STATED PROBLEM
Extract each line of the material that follows exactly and omit its pictures.

SOURCE MATERIAL
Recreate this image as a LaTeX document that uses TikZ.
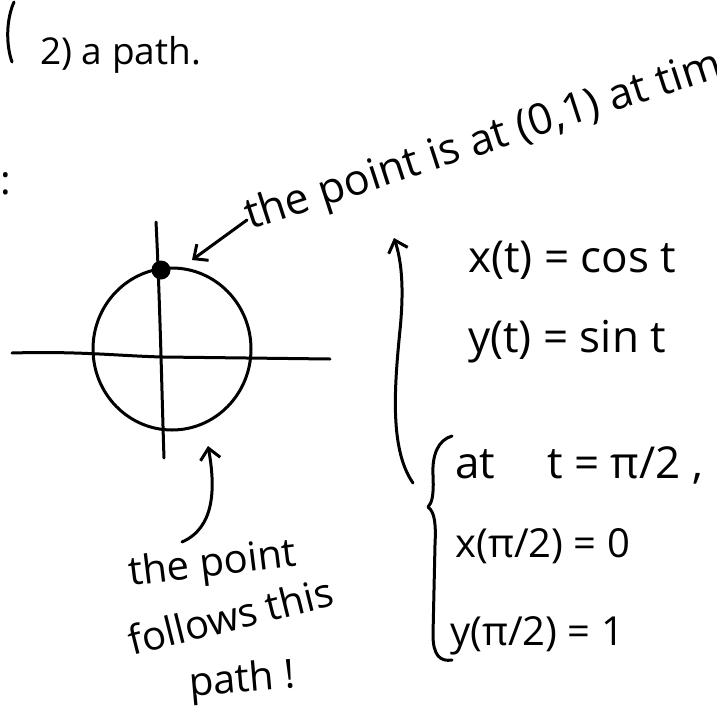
\documentclass[tikz,border=0pt]{standalone}
\usepackage{fontspec}
\setmainfont{Open Sans}
\usetikzlibrary{arrows.meta}
\begin{document}
\begin{tikzpicture}[x=1pt,y=-1pt,
  ink/.style={line width=3pt,line cap=round,line join=round},
  hand/.style={inner sep=0pt,anchor=base west,font=\fontsize{40}{46}\selectfont},
  bigh/.style={inner sep=0pt,anchor=base west,font=\fontsize{44}{50}\selectfont},
  arr/.style={ink,-{Straight Barb[length=11pt,width=20pt,line width=3pt]}}]
\useasboundingbox (0,0) rectangle (717,726);
% top line
\draw[ink] (14,2) .. controls (6,20) and (6,45) .. (12,62);
\node[hand,font=\fontsize{37}{42}\selectfont] (title) at (40,64) {2) a path.};
\node[hand] (colon) at (0,194) {:};
% axes and circle
\draw[ink] (12,353) .. controls (80,351) and (120,356) .. (163,357) -- (330,359);
\draw[ink] (156,222) .. controls (160,300) and (162,400) .. (164,458);
\draw[ink] (172,349) circle[x radius=79,y radius=81];
\node[circle,fill,inner sep=0pt,minimum size=19pt] (dot) at (161,270) {};
% rotated label
\node[hand,rotate=18,font=\fontsize{43}{48}\selectfont] (pointat) at (250,230) {the point is at (0,1) at tim};
\coordinate (a1s) at (247,220);
\coordinate (a1e) at (192,260);
\draw[arr] (a1s) -- (a1e);
% equations
\node[bigh] (xt) at (468,272) {x(t) = cos t};
\node[bigh] (yt) at (468,352) {y(t) = sin t};
\coordinate (a2s) at (413,483);
\coordinate (a2m) at (400,330);
\coordinate (a2e) at (394,238);
\draw[arr] (a2s) .. controls (390,450) and (394,390) .. (a2m) .. controls (404,290) and (402,262) .. (a2e);
% brace
\coordinate (bt) at (452,436);
\coordinate (bb) at (452,660);
\draw[ink] (bt) .. controls (438,440) and (432,455) .. (433,475)
  .. controls (434,495) and (432,503) .. (428,507)
  .. controls (435,512) and (436,525) .. (435,545)
  -- (433,635) .. controls (433,655) and (440,662) .. (bb);
\node[bigh] (att) at (455,478) {at\hspace{52pt}t = π/2 ,};
\node[hand] (xpi) at (455,557) {x(π/2) = 0};
\node[hand] (ypi) at (450,645) {y(π/2) = 1};
% lower arrow and label
\coordinate (a3s) at (182,542);
\coordinate (a3e) at (208,446);
\draw[arr] (a3s) .. controls (214,528) and (216,490) .. (a3e);
\node[hand,rotate=7] (l1) at (130,586) {the point};
\node[hand,rotate=14] (l2) at (132,656) {follows this};
\node[hand,rotate=5] (l3) at (190,697) {path !};
\end{tikzpicture}
\end{document}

EXPECTED ANSWER
Recreate this image as a LaTeX document that uses TikZ.
\documentclass[tikz,border=0pt]{standalone}
\usepackage{fontspec}
\setmainfont{Open Sans}
\usetikzlibrary{arrows.meta}
\begin{document}
\begin{tikzpicture}[x=1pt,y=-1pt,
  ink/.style={line width=3pt,line cap=round,line join=round},
  hand/.style={inner sep=0pt,anchor=base west,font=\fontsize{40}{46}\selectfont},
  bigh/.style={inner sep=0pt,anchor=base west,font=\fontsize{44}{50}\selectfont},
  arr/.style={ink,-{Straight Barb[length=11pt,width=20pt,line width=3pt]}}]
\useasboundingbox (0,0) rectangle (717,726);
% top line
\draw[ink] (14,2) .. controls (6,20) and (6,45) .. (12,62);
\node[hand,font=\fontsize{37}{42}\selectfont] (title) at (40,64) {2) a path.};
\node[hand] (colon) at (0,194) {:};
% axes and circle
\draw[ink] (12,353) .. controls (80,351) and (120,356) .. (163,357) -- (330,359);
\draw[ink] (156,222) .. controls (160,300) and (162,400) .. (164,458);
\draw[ink] (172,349) circle[x radius=79,y radius=81];
\node[circle,fill,inner sep=0pt,minimum size=19pt] (dot) at (161,270) {};
% rotated label
\node[hand,rotate=18,font=\fontsize{43}{48}\selectfont] (pointat) at (250,230) {the point is at (0,1) at tim};
\coordinate (a1s) at (247,220);
\coordinate (a1e) at (192,260);
\draw[arr] (a1s) -- (a1e);
% equations
\node[bigh] (xt) at (468,272) {x(t) = cos t};
\node[bigh] (yt) at (468,352) {y(t) = sin t};
\coordinate (a2s) at (413,483);
\coordinate (a2m) at (400,330);
\coordinate (a2e) at (394,238);
\draw[arr] (a2s) .. controls (390,450) and (394,390) .. (a2m) .. controls (404,290) and (402,262) .. (a2e);
% brace
\coordinate (bt) at (452,436);
\coordinate (bb) at (452,660);
\draw[ink] (bt) .. controls (438,440) and (432,455) .. (433,475)
  .. controls (434,495) and (432,503) .. (428,507)
  .. controls (435,512) and (436,525) .. (435,545)
  -- (433,635) .. controls (433,655) and (440,662) .. (bb);
\node[bigh] (att) at (455,478) {at\hspace{52pt}t = π/2 ,};
\node[hand] (xpi) at (455,557) {x(π/2) = 0};
\node[hand] (ypi) at (450,645) {y(π/2) = 1};
% lower arrow and label
\coordinate (a3s) at (182,542);
\coordinate (a3e) at (208,446);
\draw[arr] (a3s) .. controls (214,528) and (216,490) .. (a3e);
\node[hand,rotate=7] (l1) at (130,586) {the point};
\node[hand,rotate=14] (l2) at (132,656) {follows this};
\node[hand,rotate=5] (l3) at (190,697) {path !};
\end{tikzpicture}
\end{document}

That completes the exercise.